Wednesday, June 26, 2024

Lucky's Trekking Tips - Muzzle Blasts June 2024

Axes: The ax is always an interesting topic of discussion around a fire. In any camp one can see many variations of ax, some historically correct and some not so much. I have friends that use them but are usually cutting their firewood small enough to use in a brazier, something not really suited to trekking, but nice in a static camp, especially when ground fires are prohibited. When locations prohibit ground fires it really is a downer that puts a damper on the event for me.

On horseback I very rarely carry an ax, whether a small hatchet, polled belt ax or chopping ax. To me, cutting firewood is a perfectly useless endeavor that only serves to tire you out and risk a bad cut after a long day, been there, got that t-shirt. Since I flat camp when on horseback I have no use to cut leanto stakes or anything else that I can’t do with my large belt knife. Firewood can be gathered, stockpiled and either burned in half or fed into the fire by the ends Native American style.

I watch people gather wood at most every event and then spend time chopping it into neat little 20-inch lengths, why? There are so many other tasks that need to be done in camp, like resting, smoking a pipe, watching a fine piece of meat cook or passing around a bottle of liquid jollification and telling lies. If I carry anything on horseback it is a polled ax for pounding in picket stakes for the horses. However, a plethora of items abound in mother nature to pound in a picket stake and I have never been left wanting an implement in the wild.

So, once again, it is usually left behind. During our Ashley’s Return trip, we packed one ax for all of us and quite frankly I cannot recall that we ever used it. Perhaps Papa Jack or Amish would remind me if we did. We did carry in the panniers, a small mallet for picket stakes. It was passed around as we put out the nine critters each evening. Useful, but not necessary as Wyoming is well endowed with many large rocks. When trekking on foot, which I try to avoid at all possible costs, a small belt ax might suffice depending on the length of the trip. Other considerations revolve around being in a group where we will be constructing a large shelter requiring cutting poles or stakes, trapping beaver, and even butchering a deer in camp.

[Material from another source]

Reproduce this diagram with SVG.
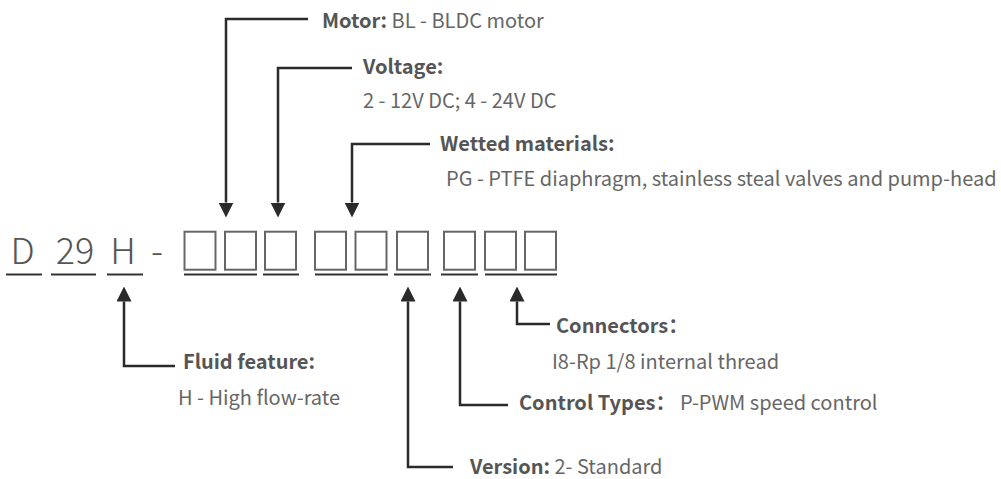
<svg xmlns="http://www.w3.org/2000/svg" width="1001" height="479" viewBox="0 0 1001 479">
<defs>
<style>
text{font-family:"Noto Sans CJK SC","Noto Sans",sans-serif;font-size:20px;fill:#666}
.b{font-weight:700;fill:#555}
.code{font-size:36px;font-weight:300;fill:#555;text-anchor:middle}
.box{fill:none;stroke:#666;stroke-width:2}
.ul{stroke:#333;stroke-width:2.2}
.conn{fill:none;stroke:#2a2a2a;stroke-width:2.5}
</style>
<marker id="ah" viewBox="0 0 15 15" refX="0" refY="7.5" markerWidth="15" markerHeight="15" markerUnits="userSpaceOnUse" orient="auto">
<path d="M0,0 L15,7.5 L0,15 z" fill="#2a2a2a"/>
</marker>
</defs>
<rect width="1001" height="479" fill="#fff"/>
<g id="code">
<text class="code" x="22.5" y="264">D</text>
<text class="code" x="75" y="264">29</text>
<text class="code" x="123" y="264">H</text>
<text class="code" x="157" y="264">-</text>
<rect class="box" x="184.5" y="231.7" width="31" height="38"/>
<rect class="box" x="225" y="231.7" width="31" height="38"/>
<rect class="box" x="265" y="231.7" width="31" height="38"/>
<rect class="box" x="315" y="231.7" width="31" height="38"/>
<rect class="box" x="355.5" y="231.7" width="31" height="38"/>
<rect class="box" x="397" y="231.7" width="31" height="38"/>
<rect class="box" x="444" y="231.7" width="31" height="38"/>
<rect class="box" x="485" y="231.7" width="31" height="38"/>
<rect class="box" x="525" y="231.7" width="31" height="38"/>
<line class="ul" x1="6" y1="274.5" x2="42" y2="274.5"/>
<line class="ul" x1="51" y1="274.5" x2="96" y2="274.5"/>
<line class="ul" x1="107" y1="274.5" x2="143" y2="274.5"/>
<line class="ul" x1="184" y1="274.5" x2="257" y2="274.5"/>
<line class="ul" x1="263" y1="274.5" x2="299" y2="274.5"/>
<line class="ul" x1="315" y1="274.5" x2="388" y2="274.5"/>
<line class="ul" x1="394" y1="274.5" x2="431" y2="274.5"/>
<line class="ul" x1="441" y1="274.5" x2="478" y2="274.5"/>
<line class="ul" x1="485" y1="274.5" x2="557" y2="274.5"/>
</g>
<g id="connectors">
<path class="conn" d="M308,19 H226 V202.5" marker-end="url(#ah)"/>
<path class="conn" d="M352,68 H278 V202.5" marker-end="url(#ah)"/>
<path class="conn" d="M430,144 H352 V202.5" marker-end="url(#ah)"/>
<path class="conn" d="M175,366 H124 V301.5" marker-end="url(#ah)"/>
<path class="conn" d="M453,467 H408 V301.5" marker-end="url(#ah)"/>
<path class="conn" d="M508,405 H460 V301.5" marker-end="url(#ah)"/>
<path class="conn" d="M550,324 H517 V301.5" marker-end="url(#ah)"/>
</g>
<g id="motor">
<text x="322" y="28"><tspan class="b">Motor:</tspan> BL - BLDC motor</text>
</g>
<g id="voltage">
<text class="b" x="363" y="74">Voltage:</text>
<text x="363" y="108">2 - 12V DC; 4 - 24V DC</text>
</g>
<g id="wetted">
<text class="b" x="440" y="151">Wetted materials:</text>
<text x="446" y="186">PG - PTFE diaphragm, stainless steal valves and pump-head</text>
</g>
<g id="fluid">
<text class="b" x="183" y="369">Fluid feature:</text>
<text x="178" y="405">H - High flow-rate</text>
</g>
<g id="connectors-label">
<text class="b" x="556" y="333">Connectors：</text>
<text x="552" y="369">I8-Rp 1/8 internal thread</text>
</g>
<g id="control">
<text class="b" x="519" y="410">Control Types：</text>
<text x="680" y="410">P-PWM speed control</text>
</g>
<g id="version">
<text x="470" y="474"><tspan class="b">Version:</tspan> 2- Standard</text>
</g>
</svg>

Again, things I can do with my heavy duty, hand forged belt knife pictured along with my English polled belt ax and small ax. These are my only three choices and quite frankly the knife usually wins out! Even pounding in drowning stakes when trapping beaver can be done with a locally sourced rock. Some folks, when doing Revolutionary War events or treks need to carry a belt ax for proper portrayal, as I have done in the past. But in the end, for me lighter is better and less is more. Next time you are out in the woods take your ax of choice, but instead of using it, place it aside and challenge yourself to make do with just your knife and your creativity. Give the ax a rest and see how it goes. In the end, I bet you will find that it is one more thing you can eliminate from your load. One less thing to keep sharp and to pack in your kit or hang off your belt. Happy trekking this spring!